Memory Project

Robert Hunter Dunn

This testimony is part of the Memory Project Archive

The New Brunswick Hussars newspaper published in Groningen, Holland in September 1945.The cover photo depicts the 'C' Squadron Tank Shoot in Ortona Italy in 1944.
Canadian Army certificate of service of Robert Hunter Dunn, which states that he served in the Untied Kingdom, Cental Mediterranean Area and continental Europe and was returned to reserve status in September of 1946.
A Christmas greeting from the Kensington Church in Montreal to Robert Hunter Dunn while serving overseas in November of 1944. .

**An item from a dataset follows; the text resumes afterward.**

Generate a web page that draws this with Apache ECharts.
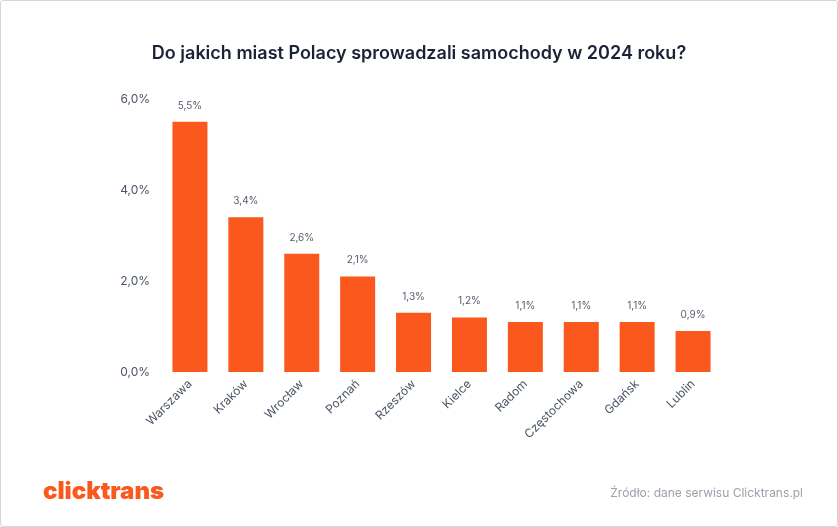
<!DOCTYPE html>
<html><head><meta charset="utf-8">
<script src="https://cdn.jsdelivr.net/npm/echarts@6/dist/echarts.min.js"></script>
<style>
html,body{margin:0;padding:0;background:#fff;}
#wrap{position:absolute;left:0;top:0;width:836px;height:525px;border:1px solid #d3d6dc;border-radius:3px;}
#c{position:absolute;left:0;top:0;width:838px;height:527px;}
</style></head>
<body><div id="wrap"></div><div id="c"></div>
<script>
const categories = ["Warszawa","Kraków","Wrocław","Poznań","Rzeszów","Kielce","Radom","Częstochowa","Gdańsk","Lublin"];
const values = [5.5, 3.4, 2.6, 2.1, 1.3, 1.2, 1.1, 1.1, 1.1, 0.9];
const yTicks = [0, 2, 4, 6];
const titleText = "Do jakich miast Polacy sprowadzali samochody w 2024 roku?";
const sourceText = "Źródło: dane serwisu Clicktrans.pl";
const logoText = "clicktrans";

const chart = echarts.init(document.getElementById('c'), null, {renderer:'canvas'});
const fmt = (v, d) => v.toFixed(d).replace('.', ',') + '%';
chart.setOption({
  animation:false,
  textStyle:{fontFamily:'Inter, "Noto Sans", sans-serif'},
  title:[
    {text:titleText, left:'center', top:40, textStyle:{fontSize:18, fontWeight:600, color:'#1b2236', fontFamily:'Inter, sans-serif'}},
    {text:logoText, left:38, top:475, textStyle:{fontSize:24, fontWeight:900, color:'#fa581c', fontFamily:'Inter, sans-serif', letterSpacing:-1.6}},
    {text:sourceText, right:30, top:482, textStyle:{fontSize:12, fontWeight:400, color:'#9ba1aa', fontFamily:'Inter, sans-serif'}}
  ],
  grid:{left:162, right:117, top:99, bottom:155},
  xAxis:{type:'category', data:categories,
    axisLine:{show:false}, axisTick:{show:false},
    axisLabel:{rotate:45, color:'#4a5366', fontSize:12, margin:10, interval:0}},
  yAxis:{type:'value', min:yTicks[0], max:yTicks[yTicks.length-1], interval:2,
    splitLine:{show:false}, axisLine:{show:false}, axisTick:{show:false},
    axisLabel:{color:'#4a5366', fontSize:12, margin:12, formatter:v=>fmt(v,1)}},
  series:[{type:'bar', data:values, barWidth:35,
    itemStyle:{color:'#fa581c'},
    label:{show:true, position:'top', distance:11, color:'#555d6c', fontSize:10, formatter:p=>fmt(p.value,1)}}]
});
</script></body></html>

Lt. Robert Hunter Dunn of the 3rd Canadian Armour Corps Reinforcement Unit in England upon his arrival overseas in May 1942.
In May, we fought in the Liri Valley. One of our battle honours is the Battle of the Melfa River.

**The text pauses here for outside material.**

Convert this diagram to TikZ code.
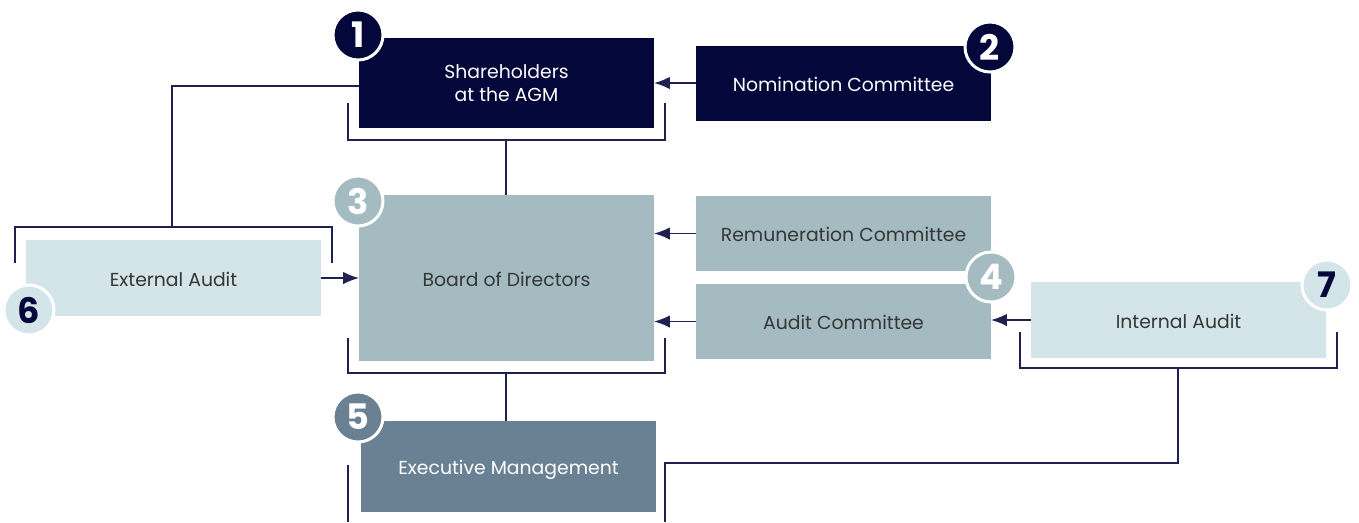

My name is Robert Hunter Dunn. I was born February the 5th, 1918. In 1939, on the 21st of December, I joined the McGill Canadian Officer Training Corps and was commissioned. I was sent to Connaught Ranges in Ottawa, and then to training camps, where we trained recruits for thirty days, and then it was sixty days. In 1941, I went to Brockville and Camp Borden and took Canadian Armoured Corps. Training. I went overseas to England on the Letitia (ship). There, I joined the 8th New Brunswick Hussars. We trained in England until about November 1943. We then went to Italy. We arrived in Naples, and after a brief period of training, we went up to the front. We didn't do any real fighting around Ortona. Ortona had been taken by the Canadian Infantry – the Three Rivers Regiment. In May, we fought in the Liri Valley. One of our battle honours is the Battle of the Melfa River. Then we went for rest and recreation for most of the summer; most of June and July. In August we started off south of Rome and moved up, and finally on the 30th of August, took part in the Battle of (what was called) the Gothic Line. We Canadians broke the Gothic Line. Then we went up further, up to San Alberto, Lake Commechio, and in February of 1945, we went from Leghorn in Italy over to Marseille in France, and up into Belgium, and eventually into Holland. We fought from Arnhem… there's a very small airfield outside of Arnhem, and we fought up to a small town […] near the Zuiderzee. Then we went over towards Delfzijl, and we held the Germans in around Delfzijl, and the war was over. I was not with the regiment about three days before the war was declared over. I was sent with a group of Corporals and Sergeants and two other officers. My rank by this time was Captain, and I was to set up a training camp to tell the recruits what it was like in action, but since the war was over I arrived in London on V-E Day, and when you see the photographs of the people in the square in front of Buckingham Palace, I'm in that crowd.